** START OF RECORD LIST **

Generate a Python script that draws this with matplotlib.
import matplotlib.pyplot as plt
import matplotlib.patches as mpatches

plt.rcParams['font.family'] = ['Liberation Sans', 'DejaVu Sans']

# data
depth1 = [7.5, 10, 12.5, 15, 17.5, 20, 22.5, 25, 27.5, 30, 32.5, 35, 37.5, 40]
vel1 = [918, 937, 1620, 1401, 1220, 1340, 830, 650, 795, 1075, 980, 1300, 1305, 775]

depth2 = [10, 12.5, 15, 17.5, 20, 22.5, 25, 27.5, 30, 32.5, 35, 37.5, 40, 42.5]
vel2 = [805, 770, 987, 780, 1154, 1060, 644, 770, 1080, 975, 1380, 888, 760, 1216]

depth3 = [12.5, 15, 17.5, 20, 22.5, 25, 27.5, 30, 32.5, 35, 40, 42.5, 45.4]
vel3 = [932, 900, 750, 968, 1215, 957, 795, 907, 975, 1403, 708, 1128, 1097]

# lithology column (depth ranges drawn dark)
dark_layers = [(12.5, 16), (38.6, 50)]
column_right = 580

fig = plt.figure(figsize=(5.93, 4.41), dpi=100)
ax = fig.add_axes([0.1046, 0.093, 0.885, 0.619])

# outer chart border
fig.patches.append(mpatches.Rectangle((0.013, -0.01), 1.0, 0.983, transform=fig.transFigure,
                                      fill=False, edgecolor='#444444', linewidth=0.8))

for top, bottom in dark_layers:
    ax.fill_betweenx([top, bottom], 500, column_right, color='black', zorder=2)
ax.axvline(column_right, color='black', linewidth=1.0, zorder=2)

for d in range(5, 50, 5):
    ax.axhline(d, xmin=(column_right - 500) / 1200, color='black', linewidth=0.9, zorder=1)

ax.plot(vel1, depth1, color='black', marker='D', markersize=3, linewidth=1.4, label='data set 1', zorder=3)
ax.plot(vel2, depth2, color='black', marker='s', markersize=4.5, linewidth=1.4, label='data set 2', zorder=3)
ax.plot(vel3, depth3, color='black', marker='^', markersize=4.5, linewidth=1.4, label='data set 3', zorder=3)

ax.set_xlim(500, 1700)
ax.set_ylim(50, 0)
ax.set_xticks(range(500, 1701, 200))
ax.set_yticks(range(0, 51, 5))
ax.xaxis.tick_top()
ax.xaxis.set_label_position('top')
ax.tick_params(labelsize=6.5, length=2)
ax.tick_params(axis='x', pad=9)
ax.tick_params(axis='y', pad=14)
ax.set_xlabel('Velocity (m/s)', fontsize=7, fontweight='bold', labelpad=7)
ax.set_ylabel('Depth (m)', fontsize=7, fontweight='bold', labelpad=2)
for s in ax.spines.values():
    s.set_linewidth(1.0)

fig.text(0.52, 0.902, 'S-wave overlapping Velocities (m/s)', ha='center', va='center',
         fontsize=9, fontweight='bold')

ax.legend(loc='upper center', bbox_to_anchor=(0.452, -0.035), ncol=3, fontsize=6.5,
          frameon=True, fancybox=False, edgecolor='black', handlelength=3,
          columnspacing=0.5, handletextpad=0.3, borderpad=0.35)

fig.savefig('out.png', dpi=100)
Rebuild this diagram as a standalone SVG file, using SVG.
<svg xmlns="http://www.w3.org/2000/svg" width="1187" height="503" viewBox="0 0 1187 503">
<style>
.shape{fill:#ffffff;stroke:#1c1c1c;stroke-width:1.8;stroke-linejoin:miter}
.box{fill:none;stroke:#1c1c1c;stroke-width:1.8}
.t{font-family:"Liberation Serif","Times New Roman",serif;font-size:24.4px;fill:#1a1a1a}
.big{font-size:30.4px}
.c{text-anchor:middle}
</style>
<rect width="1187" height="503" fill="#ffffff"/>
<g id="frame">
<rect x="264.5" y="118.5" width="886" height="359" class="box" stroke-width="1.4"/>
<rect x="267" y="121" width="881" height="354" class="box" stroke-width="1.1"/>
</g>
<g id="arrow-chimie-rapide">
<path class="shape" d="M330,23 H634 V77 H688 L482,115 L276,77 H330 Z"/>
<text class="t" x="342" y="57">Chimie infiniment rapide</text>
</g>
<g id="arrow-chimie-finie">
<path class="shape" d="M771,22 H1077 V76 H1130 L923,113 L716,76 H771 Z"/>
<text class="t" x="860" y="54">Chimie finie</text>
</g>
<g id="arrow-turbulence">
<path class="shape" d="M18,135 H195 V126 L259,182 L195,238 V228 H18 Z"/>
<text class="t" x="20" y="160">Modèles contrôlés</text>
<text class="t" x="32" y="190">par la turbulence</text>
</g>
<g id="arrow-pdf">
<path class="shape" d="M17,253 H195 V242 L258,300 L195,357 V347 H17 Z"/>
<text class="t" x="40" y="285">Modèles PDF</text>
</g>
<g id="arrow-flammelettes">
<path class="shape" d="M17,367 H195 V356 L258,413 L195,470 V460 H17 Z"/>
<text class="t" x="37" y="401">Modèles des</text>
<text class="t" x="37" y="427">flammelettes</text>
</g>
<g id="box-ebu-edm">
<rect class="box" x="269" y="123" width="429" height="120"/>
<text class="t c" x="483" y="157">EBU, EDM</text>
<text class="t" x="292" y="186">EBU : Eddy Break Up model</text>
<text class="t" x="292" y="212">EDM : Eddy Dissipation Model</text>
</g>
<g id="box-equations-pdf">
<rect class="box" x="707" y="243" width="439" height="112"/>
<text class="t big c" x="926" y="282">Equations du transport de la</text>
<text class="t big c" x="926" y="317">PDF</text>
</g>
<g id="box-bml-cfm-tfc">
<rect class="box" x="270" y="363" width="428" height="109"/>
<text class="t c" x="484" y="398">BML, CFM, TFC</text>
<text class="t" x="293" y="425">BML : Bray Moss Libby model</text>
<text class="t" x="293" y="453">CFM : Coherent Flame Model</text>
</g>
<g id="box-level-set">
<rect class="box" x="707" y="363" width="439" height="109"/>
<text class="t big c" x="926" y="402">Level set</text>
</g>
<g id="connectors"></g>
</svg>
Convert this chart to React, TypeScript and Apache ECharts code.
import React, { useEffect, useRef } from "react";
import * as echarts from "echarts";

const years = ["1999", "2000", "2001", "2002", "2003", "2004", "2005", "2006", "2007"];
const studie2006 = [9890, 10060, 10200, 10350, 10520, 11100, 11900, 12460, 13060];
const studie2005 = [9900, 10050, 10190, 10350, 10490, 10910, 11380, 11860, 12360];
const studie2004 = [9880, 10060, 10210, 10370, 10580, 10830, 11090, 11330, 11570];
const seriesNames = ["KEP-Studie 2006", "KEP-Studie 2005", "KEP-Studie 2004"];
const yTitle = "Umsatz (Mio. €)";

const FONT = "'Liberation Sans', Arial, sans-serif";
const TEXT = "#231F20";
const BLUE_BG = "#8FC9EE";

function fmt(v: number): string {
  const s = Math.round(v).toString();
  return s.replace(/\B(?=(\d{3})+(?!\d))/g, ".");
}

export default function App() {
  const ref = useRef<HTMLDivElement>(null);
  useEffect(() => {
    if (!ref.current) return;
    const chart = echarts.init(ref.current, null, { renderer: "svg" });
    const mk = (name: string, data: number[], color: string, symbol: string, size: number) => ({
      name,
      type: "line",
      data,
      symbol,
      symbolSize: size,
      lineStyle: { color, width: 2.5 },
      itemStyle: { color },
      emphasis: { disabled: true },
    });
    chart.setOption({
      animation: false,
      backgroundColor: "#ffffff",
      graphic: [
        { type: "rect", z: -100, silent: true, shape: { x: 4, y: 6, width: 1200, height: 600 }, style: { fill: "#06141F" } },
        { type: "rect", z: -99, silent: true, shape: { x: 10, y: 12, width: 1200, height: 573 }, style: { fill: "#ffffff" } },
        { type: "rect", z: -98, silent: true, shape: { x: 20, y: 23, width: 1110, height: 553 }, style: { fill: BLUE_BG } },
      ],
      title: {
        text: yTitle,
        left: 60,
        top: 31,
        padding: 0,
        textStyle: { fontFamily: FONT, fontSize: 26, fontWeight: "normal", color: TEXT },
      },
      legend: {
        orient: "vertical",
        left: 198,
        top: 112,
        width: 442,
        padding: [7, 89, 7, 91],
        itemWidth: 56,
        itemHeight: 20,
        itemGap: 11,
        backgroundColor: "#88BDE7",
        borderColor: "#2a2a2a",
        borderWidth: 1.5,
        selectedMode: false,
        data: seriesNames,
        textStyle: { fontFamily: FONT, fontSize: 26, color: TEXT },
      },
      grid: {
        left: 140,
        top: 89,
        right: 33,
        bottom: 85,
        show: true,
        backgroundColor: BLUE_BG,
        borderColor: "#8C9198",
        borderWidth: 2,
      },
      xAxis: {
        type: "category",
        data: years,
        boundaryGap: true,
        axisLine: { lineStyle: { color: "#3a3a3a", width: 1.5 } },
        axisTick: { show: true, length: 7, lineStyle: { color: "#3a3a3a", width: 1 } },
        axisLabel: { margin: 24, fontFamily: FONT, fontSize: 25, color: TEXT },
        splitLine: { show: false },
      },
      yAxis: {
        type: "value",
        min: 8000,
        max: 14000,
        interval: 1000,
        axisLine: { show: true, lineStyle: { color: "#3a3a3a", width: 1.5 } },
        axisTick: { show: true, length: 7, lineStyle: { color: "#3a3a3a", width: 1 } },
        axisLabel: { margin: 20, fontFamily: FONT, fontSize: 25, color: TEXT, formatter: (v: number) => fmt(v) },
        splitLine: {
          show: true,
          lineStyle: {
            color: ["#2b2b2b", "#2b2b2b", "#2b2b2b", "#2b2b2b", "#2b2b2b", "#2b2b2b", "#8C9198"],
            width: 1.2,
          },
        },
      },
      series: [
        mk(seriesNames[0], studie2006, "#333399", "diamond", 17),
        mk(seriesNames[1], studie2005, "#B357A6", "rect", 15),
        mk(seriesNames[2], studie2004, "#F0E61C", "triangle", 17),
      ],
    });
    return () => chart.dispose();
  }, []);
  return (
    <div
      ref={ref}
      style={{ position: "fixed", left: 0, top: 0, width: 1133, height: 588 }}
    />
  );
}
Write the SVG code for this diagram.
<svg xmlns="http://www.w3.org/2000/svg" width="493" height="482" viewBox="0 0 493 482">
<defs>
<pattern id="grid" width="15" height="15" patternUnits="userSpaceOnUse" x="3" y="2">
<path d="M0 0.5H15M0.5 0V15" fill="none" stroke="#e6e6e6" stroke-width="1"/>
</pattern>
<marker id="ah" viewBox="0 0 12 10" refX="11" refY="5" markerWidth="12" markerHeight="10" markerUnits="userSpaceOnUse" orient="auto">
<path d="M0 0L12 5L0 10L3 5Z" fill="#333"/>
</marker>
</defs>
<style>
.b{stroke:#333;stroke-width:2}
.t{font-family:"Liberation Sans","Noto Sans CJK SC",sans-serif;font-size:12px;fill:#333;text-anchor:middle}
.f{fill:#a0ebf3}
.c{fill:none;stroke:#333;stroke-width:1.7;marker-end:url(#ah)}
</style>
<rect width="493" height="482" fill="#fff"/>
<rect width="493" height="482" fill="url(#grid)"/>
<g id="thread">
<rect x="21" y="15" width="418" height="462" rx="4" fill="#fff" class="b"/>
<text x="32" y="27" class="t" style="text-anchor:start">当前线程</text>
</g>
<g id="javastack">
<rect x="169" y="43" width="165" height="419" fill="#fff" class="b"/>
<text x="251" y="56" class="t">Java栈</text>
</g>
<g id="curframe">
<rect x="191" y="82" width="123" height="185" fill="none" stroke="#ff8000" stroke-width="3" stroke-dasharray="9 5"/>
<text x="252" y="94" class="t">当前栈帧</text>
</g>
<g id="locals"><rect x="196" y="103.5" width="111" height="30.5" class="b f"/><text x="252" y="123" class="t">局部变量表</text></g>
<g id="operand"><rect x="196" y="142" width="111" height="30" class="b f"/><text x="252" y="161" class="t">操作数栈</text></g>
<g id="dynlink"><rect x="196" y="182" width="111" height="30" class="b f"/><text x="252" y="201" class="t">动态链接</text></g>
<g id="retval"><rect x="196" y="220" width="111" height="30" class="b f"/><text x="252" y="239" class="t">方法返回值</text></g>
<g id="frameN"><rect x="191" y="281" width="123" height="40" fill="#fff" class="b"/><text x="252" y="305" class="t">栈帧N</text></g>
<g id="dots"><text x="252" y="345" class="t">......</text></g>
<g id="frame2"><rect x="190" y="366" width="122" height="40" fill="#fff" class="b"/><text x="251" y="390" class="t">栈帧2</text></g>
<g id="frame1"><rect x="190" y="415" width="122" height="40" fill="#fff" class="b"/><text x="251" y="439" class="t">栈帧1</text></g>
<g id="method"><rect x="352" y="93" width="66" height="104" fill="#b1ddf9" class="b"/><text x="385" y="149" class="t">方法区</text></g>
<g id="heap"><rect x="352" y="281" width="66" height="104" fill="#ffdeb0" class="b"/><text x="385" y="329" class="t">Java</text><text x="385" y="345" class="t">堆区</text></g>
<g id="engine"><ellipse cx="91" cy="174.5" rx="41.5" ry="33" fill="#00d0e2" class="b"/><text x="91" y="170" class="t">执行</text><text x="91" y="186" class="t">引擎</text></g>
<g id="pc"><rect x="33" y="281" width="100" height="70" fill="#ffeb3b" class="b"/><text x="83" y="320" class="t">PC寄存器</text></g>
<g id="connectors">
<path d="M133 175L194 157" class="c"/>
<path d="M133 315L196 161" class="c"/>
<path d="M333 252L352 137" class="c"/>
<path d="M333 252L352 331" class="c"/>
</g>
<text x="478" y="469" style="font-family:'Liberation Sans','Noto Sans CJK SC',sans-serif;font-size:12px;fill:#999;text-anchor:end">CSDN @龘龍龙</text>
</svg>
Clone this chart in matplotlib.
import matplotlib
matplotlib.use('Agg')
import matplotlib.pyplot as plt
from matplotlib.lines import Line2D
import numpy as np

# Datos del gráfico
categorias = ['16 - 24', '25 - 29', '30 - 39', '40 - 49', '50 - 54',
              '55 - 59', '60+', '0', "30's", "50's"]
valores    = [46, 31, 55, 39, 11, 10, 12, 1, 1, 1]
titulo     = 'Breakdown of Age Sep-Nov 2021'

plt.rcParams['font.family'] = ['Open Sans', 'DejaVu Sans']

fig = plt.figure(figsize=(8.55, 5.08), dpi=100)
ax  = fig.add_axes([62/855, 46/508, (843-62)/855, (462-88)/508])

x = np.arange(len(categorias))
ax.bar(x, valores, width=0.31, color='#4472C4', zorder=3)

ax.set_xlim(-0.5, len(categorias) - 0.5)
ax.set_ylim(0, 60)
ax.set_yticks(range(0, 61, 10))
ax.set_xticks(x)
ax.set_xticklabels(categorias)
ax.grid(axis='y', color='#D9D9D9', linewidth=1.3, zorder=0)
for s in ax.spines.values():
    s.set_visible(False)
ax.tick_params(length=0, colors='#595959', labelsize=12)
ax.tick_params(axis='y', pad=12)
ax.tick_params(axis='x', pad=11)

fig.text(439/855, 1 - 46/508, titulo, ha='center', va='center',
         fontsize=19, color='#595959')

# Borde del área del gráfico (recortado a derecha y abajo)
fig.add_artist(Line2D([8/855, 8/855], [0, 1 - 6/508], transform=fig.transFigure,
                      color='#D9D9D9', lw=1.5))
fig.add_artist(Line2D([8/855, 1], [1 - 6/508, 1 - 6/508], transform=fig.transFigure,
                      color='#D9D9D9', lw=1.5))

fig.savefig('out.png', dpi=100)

** END OF RECORD LIST **

> [GIVEN INSTRUCTION]:
Set out every line from the material that contains the string "this".

> [TASK SOLUTION]:
Generate a Python script that draws this with matplotlib.
Rebuild this diagram as a standalone SVG file, using SVG.
Convert this chart to React, TypeScript and Apache ECharts code.
Write the SVG code for this diagram.
Clone this chart in matplotlib.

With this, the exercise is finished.